Because it spends so much money on defense, the Israeli government is strapped for cash, and social welfare projects are suffering. Israel, he said, spends only a half of what the leading 20 countries spend per student on education (** This statement corrects an earlier statement.). “Fifty percent of our kids in primary school are not being prepared for life,” he said. (Landa also chastised the government for “squandering huge resources on building settlements.”)

“No one is going around saying, ‘Let’s hurt the poor.’ There is no one out there that is bad. There is just not enough money,” he said. “In business you learn that you simply have to drown the puppies when there is not enough money. In Israel, that is unfortunately what they are doing, and the puppies are unfortunately bright youths who end up with no hope of fulfilling their potential.”

Even though Israel reportedly has between 6,000 and 7,000 millionaires, there simply is not enough money in the economy to make up for the social welfare gap that Israel’s government cannot close. Oversimplifying the math, he admits, even if each of those millionaires gave one percent of their wealth to charity every year, that would only amount to between $60 million and $70 million in donations.

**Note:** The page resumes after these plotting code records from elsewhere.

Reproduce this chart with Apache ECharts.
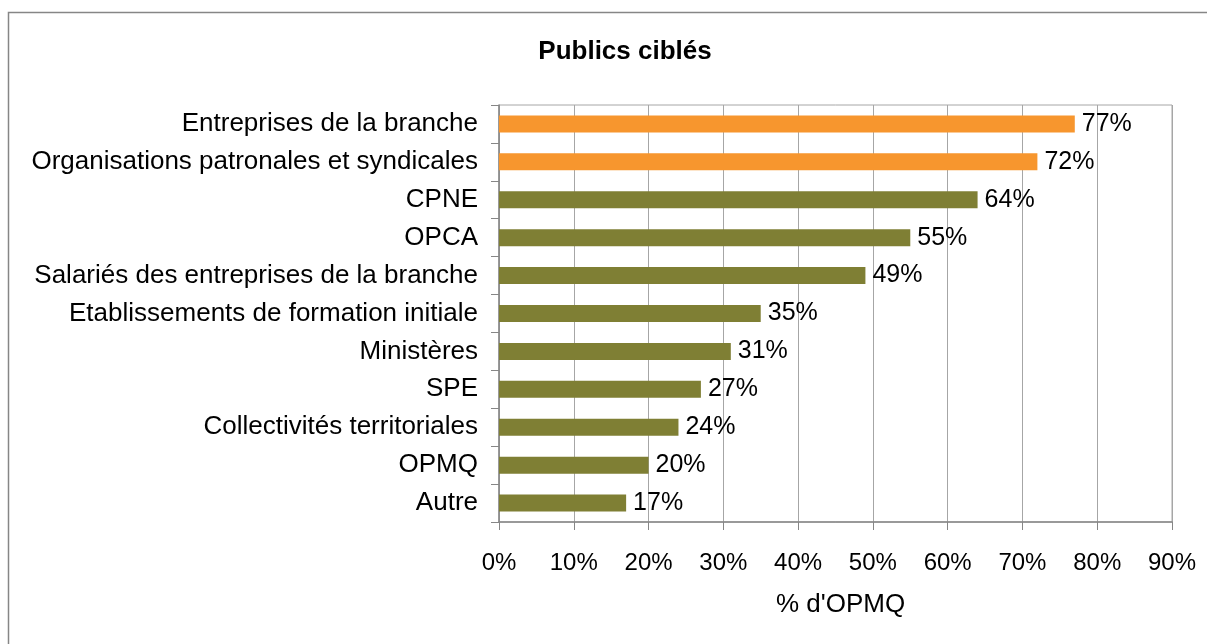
<!DOCTYPE html>
<html>
<head>
<meta charset="utf-8">
<script src="https://cdn.jsdelivr.net/npm/echarts@6/dist/echarts.min.js"></script>
<style>
  html, body { margin: 0; padding: 0; background: #fff; }
  #chart { width: 1207px; height: 644px; }
</style>
</head>
<body>
<div id="chart"></div>
<script>
// données (de haut en bas)
const categories = [
  'Entreprises de la branche',
  'Organisations patronales et syndicales',
  'CPNE',
  'OPCA',
  'Salariés des entreprises de la branche',
  'Etablissements de formation initiale',
  'Ministères',
  'SPE',
  'Collectivités territoriales',
  'OPMQ',
  'Autre'
];
const values = [77, 72, 64, 55, 49, 35, 31, 27, 24, 20, 17];
// les deux premiers sont en orange
const highlighted = [true, true, false, false, false, false, false, false, false, false, false];

const chart = echarts.init(document.getElementById('chart'));

const font = 'Liberation Sans, Arial, sans-serif';

const option = {
  backgroundColor: '#fff',
  animation: false,
  textStyle: { fontFamily: font },
  title: {
    text: 'Publics ciblés',
    left: 620,
    textAlign: 'center',
    top: 34,
    textStyle: { fontSize: 26, fontWeight: 'bold', color: '#000', fontFamily: font }
  },
  graphic: [{
    type: 'rect',
    shape: { x: 8.5, y: 12.5, width: 1220, height: 660 },
    style: { fill: 'none', stroke: '#868686', lineWidth: 1.5 },
    silent: true
  }],
  grid: {
    left: 499,
    right: 35,
    top: 105,
    bottom: 122,
    show: true,
    borderColor: '#A6A6A6',
    borderWidth: 1
  },
  xAxis: {
    type: 'value',
    min: 0,
    max: 90,
    interval: 10,
    name: "% d'OPMQ",
    nameLocation: 'middle',
    nameGap: 70,
    nameTextStyle: { fontSize: 26, color: '#000', fontFamily: font, padding: [0, 0, 0, 10] },
    axisLine: { show: true, lineStyle: { color: '#868686', width: 1.5 } },
    axisTick: { show: true, length: 8, lineStyle: { color: '#868686' } },
    axisLabel: {
      formatter: '{value}%',
      fontSize: 24,
      color: '#000',
      margin: 29,
      fontFamily: font
    },
    splitLine: { show: true, lineStyle: { color: '#A6A6A6', width: 1 } }
  },
  yAxis: {
    type: 'category',
    data: categories,
    inverse: true,
    axisLine: { show: true, lineStyle: { color: '#868686', width: 1.5 } },
    axisTick: { show: true, length: 8, lineStyle: { color: '#868686' } },
    axisLabel: { fontSize: 26, color: '#000', margin: 21, fontFamily: font },
    splitLine: { show: false }
  },
  series: [{
    type: 'bar',
    barWidth: 17,
    data: values.map((v, i) => ({
      value: v,
      itemStyle: { color: highlighted[i] ? '#F7962E' : '#7F7F34' }
    })),
    label: {
      show: true,
      position: 'right',
      distance: 7,
      formatter: '{c}%',
      fontSize: 25,
      color: '#000',
      fontFamily: font
    }
  }]
};

chart.setOption(option);
</script>
</body>
</html>
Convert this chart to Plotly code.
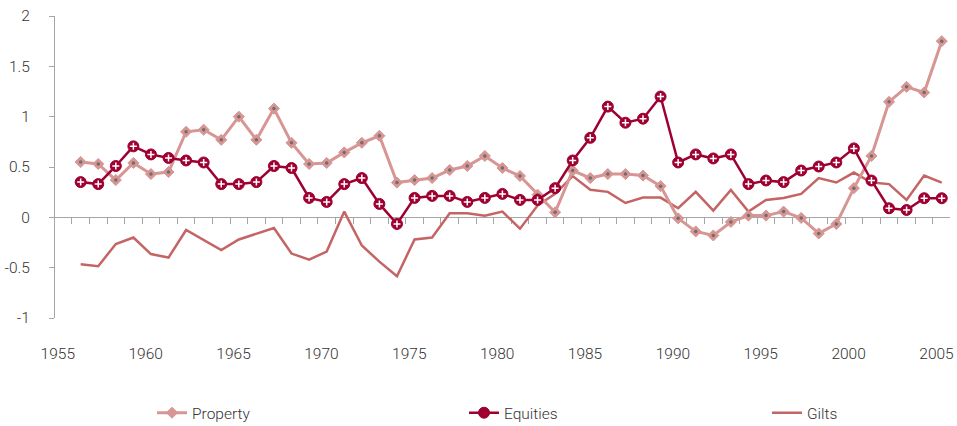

Landa is calling for Diaspora Jews to encourage more outsourcing and job creation in Israel and to become vocal on Israel’s economy – which most have shied away from because they liken the economy to politics and pressuring Israel on politics is taboo for many outsiders.

For Landa, the quest to create economic parity is all very personal.

“I grew up in a very poor home. And that never leaves you. When you are poor, you feel different and you feel the frustration and the humiliation, and it never leaves you. I was just very lucky, and it is my objective to share that luck,” he said. “I’m trying to help the poor be less desperate and to give people a level playing field.”